Berta Hernandez-Truyol, UF Levin Mabie and Levin Professor of Law and one of four tenured Hispanic faculty, said UF Law provides Hispanic students with a quality education and unique opportunities to become involved in active Hispanic organizations and programs.

"The UF College of Law has a robust and diverse Latina/o faculty producing cutting edge legal scholarship, Latina/o administrators, active Latina/o student organizations, and a sizable and diverse Latina/o student population that adds excitement to the law school community." Hernandez-Truyol said. "We also teach numerous courses that focus on the interests of Latinas/os in the U.S. and abroad, including programs in Costa Rica and Brazil, and contacts with major universities throughout Latin America."

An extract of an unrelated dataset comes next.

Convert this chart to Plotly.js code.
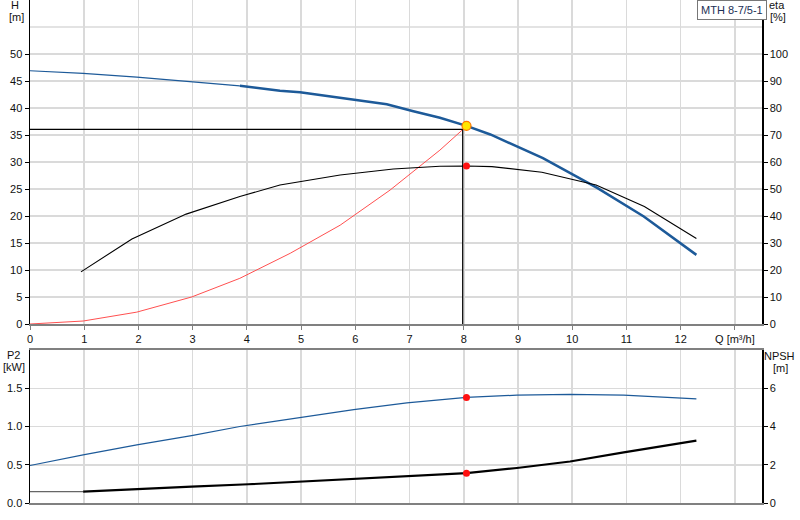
<!DOCTYPE html>
<html>
<head>
<meta charset="utf-8">
<script src="https://cdn.plot.ly/plotly-3.0.1.min.js"></script>
<style>
  html, body { margin: 0; padding: 0; background: #fff; }
  #chart { width: 800px; height: 520px; }
</style>
</head>
<body>
<div id="chart"></div>
<script>
// pump curve data, Q in m3/h
const hThinQ = [0, 0.98, 1.97, 2.98, 3.87];
const hThin = [46.9, 46.4, 45.7, 44.9, 44.1];
const hQ = [3.87, 4.61, 4.98, 5.97, 6.58, 7.07, 7.56, 8.05, 8.49, 9.46, 10.46, 11.32, 12.29];
const hVal = [44.1, 43.2, 42.9, 41.6, 40.7, 39.4, 38.2, 36.7, 35.1, 30.7, 25.2, 19.9, 12.8];

const etaQ = [0.94, 1.88, 2.88, 3.87, 4.61, 5.72, 6.70, 7.56, 8.05, 8.52, 9.44, 10.44, 11.33, 12.29];
const etaVal = [19.3, 31.5, 40.7, 47.2, 51.5, 55.2, 57.4, 58.4, 58.5, 58.3, 56.2, 51.5, 43.5, 31.7];

const sysQ = [0, 0.98, 1.97, 2.98, 3.87, 4.80, 5.72, 6.64, 7.56, 7.98];
const sysH = [0, 0.55, 2.2, 5.0, 8.46, 13.1, 18.3, 24.8, 32.2, 36.0];

const p2Q = [0, 0.98, 1.97, 2.98, 3.87, 4.98, 5.97, 6.95, 8.05, 8.98, 9.96, 10.95, 12.29];
const p2Val = [0.49, 0.63, 0.76, 0.88, 1.0, 1.12, 1.22, 1.31, 1.38, 1.41, 1.42, 1.41, 1.36];

const npshThinQ = [0, 0.98];
const npshThin = [0.59, 0.59];
const npshQ = [0.98, 1.97, 2.98, 4.03, 4.98, 5.97, 6.95, 8.05, 8.98, 9.96, 10.95, 12.29];
const npshVal = [0.59, 0.74, 0.86, 0.98, 1.12, 1.26, 1.38, 1.56, 1.83, 2.17, 2.65, 3.26];

// duty point
const dutyQ = 8.05;
const dutyH = 36.7;
const dutyEta = 58.5;
const dutyP2 = 1.38;
const dutyNpsh = 1.56;
const crossQ = 7.98;
const crossH = 36.05;

const qTicks = [0, 1, 2, 3, 4, 5, 6, 7, 8, 9, 10, 11, 12, 13];
const qTickText = ['0', '1', '2', '3', '4', '5', '6', '7', '8', '9', '10', '11', '12', 'Q [m³/h]'];
const hTicks = [0, 5, 10, 15, 20, 25, 30, 35, 40, 45, 50];
const etaTicks = [0, 10, 20, 30, 40, 50, 60, 70, 80, 90, 100];
const p2Ticks = [0, 0.5, 1.0, 1.5];
const npshTicks = [0, 2, 4, 6];

const blue = '#1d5a99';
const grid = '#dadada';
const font = { family: 'Liberation Sans, Arial, sans-serif', size: 11, color: '#111' };

const traces = [
    { x: hThinQ, y: hThin, xaxis: 'x', yaxis: 'y', mode: 'lines', line: { color: blue, width: 1.2 } },
    { x: hQ, y: hVal, xaxis: 'x', yaxis: 'y', mode: 'lines', line: { color: blue, width: 2.5 } },
    { x: etaQ, y: etaVal, xaxis: 'x', yaxis: 'y2', mode: 'lines', line: { color: '#000', width: 1.1 } },
    { x: sysQ, y: sysH, xaxis: 'x', yaxis: 'y', mode: 'lines', line: { color: '#ff5050', width: 1 } },
    { x: [0, crossQ, crossQ], y: [crossH, crossH, 0], xaxis: 'x', yaxis: 'y', mode: 'lines', line: { color: '#000', width: 1.2 } },
    { x: [dutyQ], y: [dutyEta], xaxis: 'x', yaxis: 'y2', mode: 'markers', marker: { color: '#ff1010', size: 7 } },
    { x: [dutyQ], y: [dutyH], xaxis: 'x', yaxis: 'y', mode: 'markers', marker: { color: '#ffe600', size: 9, line: { color: '#ff7a00', width: 1.2 } } },

    { x: p2Q, y: p2Val, xaxis: 'x2', yaxis: 'y3', mode: 'lines', line: { color: blue, width: 1.2 } },
    { x: npshThinQ, y: npshThin, xaxis: 'x2', yaxis: 'y4', mode: 'lines', line: { color: '#666', width: 1.2 } },
    { x: npshQ, y: npshVal, xaxis: 'x2', yaxis: 'y4', mode: 'lines', line: { color: '#000', width: 2.2 } },
    { x: [dutyQ], y: [dutyP2], xaxis: 'x2', yaxis: 'y3', mode: 'markers', marker: { color: '#ff1010', size: 7 } },
    { x: [dutyQ], y: [dutyNpsh], xaxis: 'x2', yaxis: 'y4', mode: 'markers', marker: { color: '#ff1010', size: 7 } },
];

const dom = [30 / 800, 762 / 800];

// axis title text placed at pixel spots of the picture
const label = (text, px, py, anchor) => ({
    xref: 'paper', yref: 'paper', x: px / 800, y: 1 - py / 520,
    xanchor: anchor, yanchor: 'middle', showarrow: false, text: text, font: { size: 11 },
});

const layout = {
    width: 800,
    height: 520,
    margin: { l: 0, r: 0, t: 0, b: 0 },
    paper_bgcolor: '#fff',
    plot_bgcolor: '#fff',
    showlegend: false,
    font: font,
    xaxis: {
        domain: dom, anchor: 'y', range: [0, 13.5],
        tickvals: qTicks, ticktext: qTickText,
        showgrid: true, gridcolor: grid, gridwidth: 1.5, zeroline: false,
        showline: true, linecolor: '#808080', linewidth: 2,
        ticks: 'outside', ticklen: 4, tickcolor: '#808080',
    },
    yaxis: {
        domain: [1 - 324 / 520, 1], anchor: 'x', range: [0, 60],
        tickvals: hTicks,
        showgrid: true, gridcolor: grid, gridwidth: 1.5, zeroline: false,
        showline: true, linecolor: '#000', linewidth: 1.5,
        ticks: 'outside', ticklen: 4, tickcolor: '#000',
    },
    yaxis2: {
        overlaying: 'y', side: 'right', anchor: 'x', range: [0, 120],
        tickvals: etaTicks, showgrid: false, zeroline: false,
        showline: true, linecolor: '#000', linewidth: 1.5,
        ticks: 'outside', ticklen: 4, tickcolor: '#000',
    },
    xaxis2: {
        domain: dom, anchor: 'y3', range: [0, 13.5],
        tickvals: qTicks, showticklabels: false,
        showgrid: true, gridcolor: grid, gridwidth: 1.5, zeroline: false,
        showline: true, mirror: true, linecolor: '#808080', linewidth: 2,
        ticks: '',
    },
    yaxis3: {
        domain: [1 - 503 / 520, 1 - 350 / 520], anchor: 'x2', range: [0, 2.0],
        tickvals: p2Ticks, tickformat: '.1f',
        showgrid: true, gridcolor: grid, gridwidth: 1.5, zeroline: false,
        showline: true, linecolor: '#000', linewidth: 1.5,
        ticks: 'outside', ticklen: 4, tickcolor: '#000',
    },
    yaxis4: {
        overlaying: 'y3', side: 'right', anchor: 'x2', range: [0, 8],
        tickvals: npshTicks, showgrid: false, zeroline: false,
        showline: true, linecolor: '#000', linewidth: 1.5,
        ticks: 'outside', ticklen: 4, tickcolor: '#000',
    },
    shapes: [
        // grid line at 55 that has no label
        { type: 'line', xref: 'x', yref: 'y', x0: 0, x1: 13.5, y0: 55, y1: 55, layer: 'below', line: { color: grid, width: 1.5 } },
    ],
    annotations: [
        label('H', 15, 5, 'center'),
        label('[m]', 16, 17, 'center'),
        label('eta', 767, 5, 'left'),
        label('[%]', 768, 17, 'left'),
        label('P2', 13, 355, 'center'),
        label('[kW]', 14, 367, 'center'),
        label('NPSH', 779, 356, 'center'),
        label('[m]', 780, 368, 'center'),
        { xref: 'paper', yref: 'paper', x: 697 / 800, y: 1, xanchor: 'left', yanchor: 'top', showarrow: false,
          text: 'MTH 8-7/5-1', font: { size: 11, color: '#1a2f55' },
          bgcolor: '#fff', bordercolor: '#777', borderwidth: 1, borderpad: 3 },
    ],
};

Plotly.newPlot('chart', traces, layout, { staticPlot: true });
</script>
</body>
</html>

Alfredo Zamora, a third year UF law student and president of the Hispanic Latino/a Law Student Association (HLLSA) said UF Law’s top 10 ranking validates the school’s reputation of recruiting, supporting and mentoring Hispanic law students.

"UF Law is an excellent school for Hispanics to begin their legal training because of the support system offered to minority students," Zamora said. "The law school offers a minority orientation day, a diversity dinner at the dean’s house, and excellent school resources. Students also have an opportunity to become involved in a variety of Hispanic organizations, including HLLSA, the Spanish American Law Student Association (SALSA), and the International Law Society (ILS)."

Stephen Zack, a UF Law alumnus whose achievements include being a founding member of the Cuban-American Bar Association and serving as the first Hispanic –American president of The Florida Bar and president-elect of the American Bar Association, said that UF welcomes Hispanic students and offers them an opportunity to excel in academia and in every aspect of campus life.

"My undergraduate and law school experience at the University of Florida has been the foundation for my career, as well as for my personal life," Zack said. "UF Law has a lot to offer Hispanic students."

Fast Facts about diversity at UF Levin College of Law

  • One of the largest and most comprehensive law schools in the country with approximatley 1,200 JD students, 100 LL.M. students and 90 full-time/40 adjunct faculty members.
  • Minority representation at Levin: 6 percent Asian, 8 percent Black, 9 percent Hispanic, 1 percent Native American.
  • Gator Nation alumni include four ABA presidents since 1973 and is ranked No. 4 among public schools in the number of graduates serving as federal and circuit court judges.
  • Law graduates from the Class of 2008 gained employment in 23 states and six countries; 76 percent remained in Florida.
  • UF graduates are employed in private practice (66%), government and judicial clerkships (19%), public interest and academics (8%), and business (8%).